Optical fingerprint of non-covalently functionalized transition metal dichalcogenides

TL;DR

This paper investigates how non-covalent functionalization with molecules like spiropyran alters the optical properties of transition metal dichalcogenides (TMDs), revealing spectral shifts and potential for spin-valleytronics applications.

Contribution

It introduces a density matrix theory approach to predict optical fingerprint changes in TMDs due to non-covalent molecular functionalization, highlighting the influence of molecular characteristics.

Findings

Spectral redshifts in absorption spectra due to functionalization

Appearance of an additional side peak in absorption spectra

Molecular dipoles enable coherent intervalley coupling

Abstract

Atomically thin transition metal dichalcogenides (TMDs) hold promising potential for applications in optoelectronics. Due to their direct band gap and the extraordinarily strong Coulomb interaction, TMDs exhibit efficient light-matter coupling and tightly bound excitons. Moreover, large spin orbit coupling in combination with circular dichroism allows for spin and valley selective optical excitation. As atomically thin materials, they are very sensitive to changes in the surrounding environment. This motivates a functionalization approach, where external molecules are adsorbed to the materials surface to tailor its optical properties. Here, we apply the density matrix theory to investigate the potential of non-covalently functionalized TMDs.
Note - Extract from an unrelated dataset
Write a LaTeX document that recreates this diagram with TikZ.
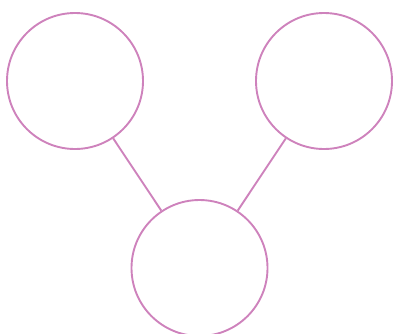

Considering exemplary spiropyran molecules with a strong dipole moment, we predict spectral redshifts and the appearance of an additional side peak in the absorption spectrum of functionalized TMDs. We show that the molecular characteristics, e.g. coverage, orientation and dipole moment, crucially influence the optical properties of TMDs, leaving a unique optical fingerprint in the absorption spectrum. Furthermore, we find that the molecular dipole moments open a channel for coherent intervalley coupling between the high-symmetry K and K' points which may open new possibilities for spin-valleytronics application.